Three other statues depict West Virginia’s John E. Kenna, Louisiana’s Edward Douglass White and Arkansas’s Uriah Milton Rose, who played smaller roles in the Confederacy and were memorialized for other reasons. Alabama originally sent an additional Confederate statue, but it was later swapped out for Helen Keller.

Eventually, the 100 statues in the states collection outgrew the space provided, and most have been dispersed throughout the Capitol. Four of the Confederate statues are now in the Capitol Visitors Center. Kenna is in the Hall of Columns. Lee and Calhoun have been moved to the crypt. But five – Davis, Rose, Stephens, Vance and Wheeler – remain on display in National Statuary Hall.

According to legislation enacted in 2000, any state can request a replacement statue with a resolution approved by both the state’s legislature and its governor.

On Tuesday, after watching the unrest in Charlottesville “with horror,” North Carolina Gov. Roy Cooper said he would seek the removal of all Confederate monuments in the state. (In Durham, some people had already taken the removal of one of those monuments into their own hands.) It is unclear whether Cooper will also try to replace the statue of Vance at the U.S. Capitol.

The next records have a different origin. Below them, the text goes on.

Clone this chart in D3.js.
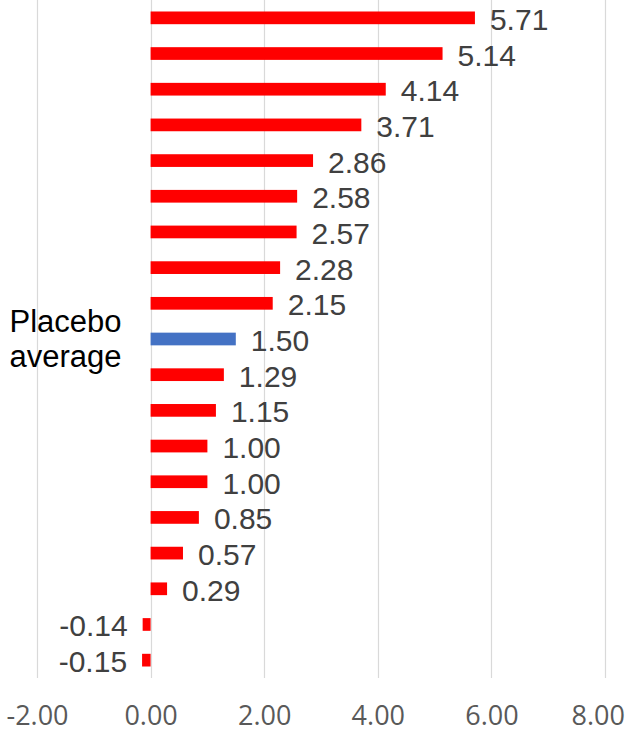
<!DOCTYPE html>
<html>
<head>
<meta charset="utf-8">
<script src="https://cdn.jsdelivr.net/npm/d3@7"></script>
<style>
  body { margin: 0; background: #fff; }
</style>
</head>
<body>
<div id="chart"></div>
<script>
// values, top to bottom
var categories = ['', '', '', '', '', '', '', '', '', 'Placebo average', '', '', '', '', '', '', '', '', '']
var values = [5.71, 5.14, 4.14, 3.71, 2.86, 2.58, 2.57, 2.28, 2.15, 1.50, 1.29, 1.15, 1.00, 1.00, 0.85, 0.57, 0.29, -0.14, -0.15]
var highlight = [false, false, false, false, false, false, false, false, false, true, false, false, false, false, false, false, false, false, false]
var xTicks = [-2, 0, 2, 4, 6, 8]

var width = 629
var height = 732

var svg = d3.select('#chart')
  .append('svg')
  .attr('width', width)
  .attr('height', height)

var rows = categories.map(function(c, i) {
  return { key: i, label: c, value: values[i], hl: highlight[i] }
})

var xPositionScale = d3.scaleLinear().domain([-2, 8]).range([37, 605])

var yPositionScale = d3.scaleBand()
  .domain(rows.map(d => d.key))
  .range([0, 678])
  .paddingInner(0.644)
  .paddingOuter(0.322)

// gridlines
svg.append('g')
  .selectAll('line')
  .data(xTicks)
  .enter()
  .append('line')
  .attr('x1', d => Math.round(xPositionScale(d)) + 0.5)
  .attr('x2', d => Math.round(xPositionScale(d)) + 0.5)
  .attr('y1', 0)
  .attr('y2', 678)
  .attr('stroke', '#d9d9d9')
  .attr('stroke-width', 1.2)

// bars
svg.append('g')
  .selectAll('rect')
  .data(rows)
  .enter()
  .append('rect')
  .attr('x', d => xPositionScale(Math.min(0, d.value)))
  .attr('width', d => Math.abs(xPositionScale(d.value) - xPositionScale(0)))
  .attr('y', d => yPositionScale(d.key))
  .attr('height', yPositionScale.bandwidth())
  .attr('fill', d => d.hl ? '#4472c4' : '#ff0000')

// value labels
svg.append('g')
  .selectAll('text')
  .data(rows)
  .enter()
  .append('text')
  .attr('x', d => d.value >= 0 ? xPositionScale(d.value) + 15 : xPositionScale(d.value) - 15)
  .attr('y', d => yPositionScale(d.key) + yPositionScale.bandwidth() / 2 + 12)
  .attr('text-anchor', d => d.value >= 0 ? 'start' : 'end')
  .attr('font-family', 'Liberation Sans, Arial, sans-serif')
  .attr('font-size', 30)
  .attr('fill', '#404040')
  .text(d => d.value.toFixed(2))

// category label (only placebo has one)
var catLabels = svg.append('g')
  .selectAll('text')
  .data(rows.filter(d => d.label !== ''))
  .enter()
  .append('text')
  .attr('x', 65.5)
  .attr('y', d => yPositionScale(d.key) + yPositionScale.bandwidth() / 2)
  .attr('text-anchor', 'middle')
  .attr('font-family', 'Liberation Sans, Arial, sans-serif')
  .attr('font-size', 31)
  .attr('fill', '#000')

catLabels.each(function(d) {
  var t = d3.select(this)
  var words = d.label.split(' ')
  words.forEach(function(w, i) {
    t.append('tspan')
      .attr('x', 65.5)
      .attr('dy', i === 0 ? -7 : 35)
      .text(w)
  })
})

// x axis labels
var xAxis = d3.axisBottom(xPositionScale)
  .tickValues(xTicks)
  .tickSize(0)
  .tickPadding(0)
  .tickFormat(d => d.toFixed(2))

var xg = svg.append('g')
  .attr('class', 'axis x-axis')
  .attr('transform', 'translate(0,725)')
  .call(xAxis)
  .call(g => g.select('.domain').remove())

xg.selectAll('text')
  .attr('dy', 0)
  .attr('font-family', 'Open Sans, sans-serif')
  .attr('font-size', 27)
  .attr('fill', '#595959')

// keep the end labels inside the picture, like Excel does
xg.selectAll('.tick').each(function() {
  var tick = d3.select(this)
  var box = this.getBBox()
  var tx = +tick.attr('transform').match(/translate\(([-\d.]+)/)[1]
  var left = tx + box.x
  var right = left + box.width
  var shift = 0
  if (left < 1) shift = 1 - left
  if (right > 625) shift = 625 - right
  tick.select('text').attr('x', shift)
})
</script>
</body>
</html>
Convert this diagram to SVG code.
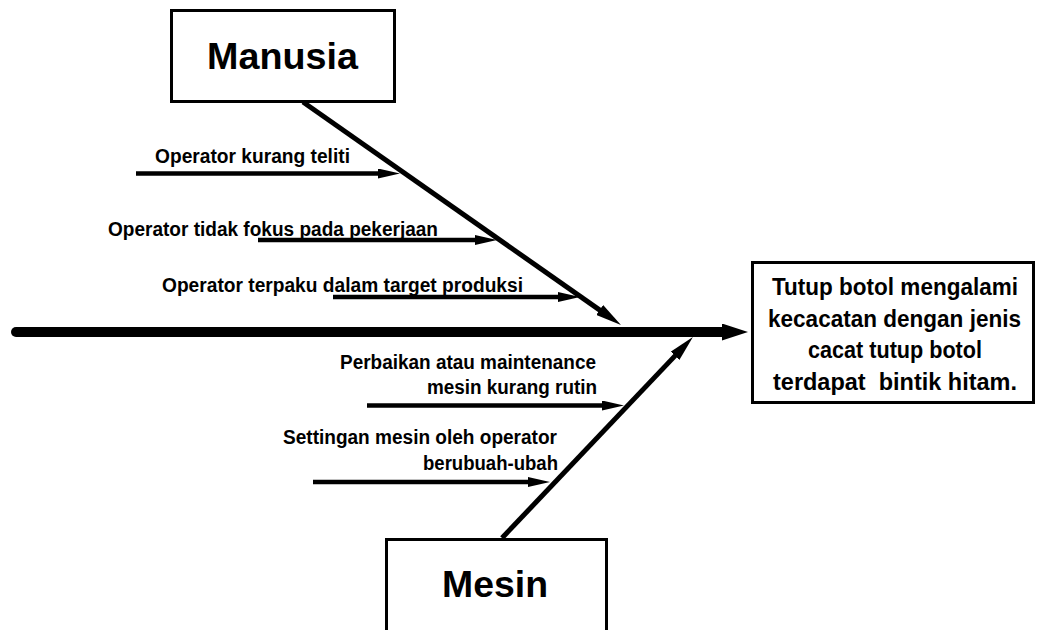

If the Commonwealth of Virginia decided to replace the Lee statue, it would have many illustrious Virginians to choose from. Among others, it could choose Nat Turner, Booker T. Washington or Lawrence Wilder, the first African American to be elected as Virginia’s governor.

The statue of Lee in the Capitol could even conceivably be replaced by a Virginian who died protesting another public monument to Lee: Heather Heyer. It’s Virginia’s choice.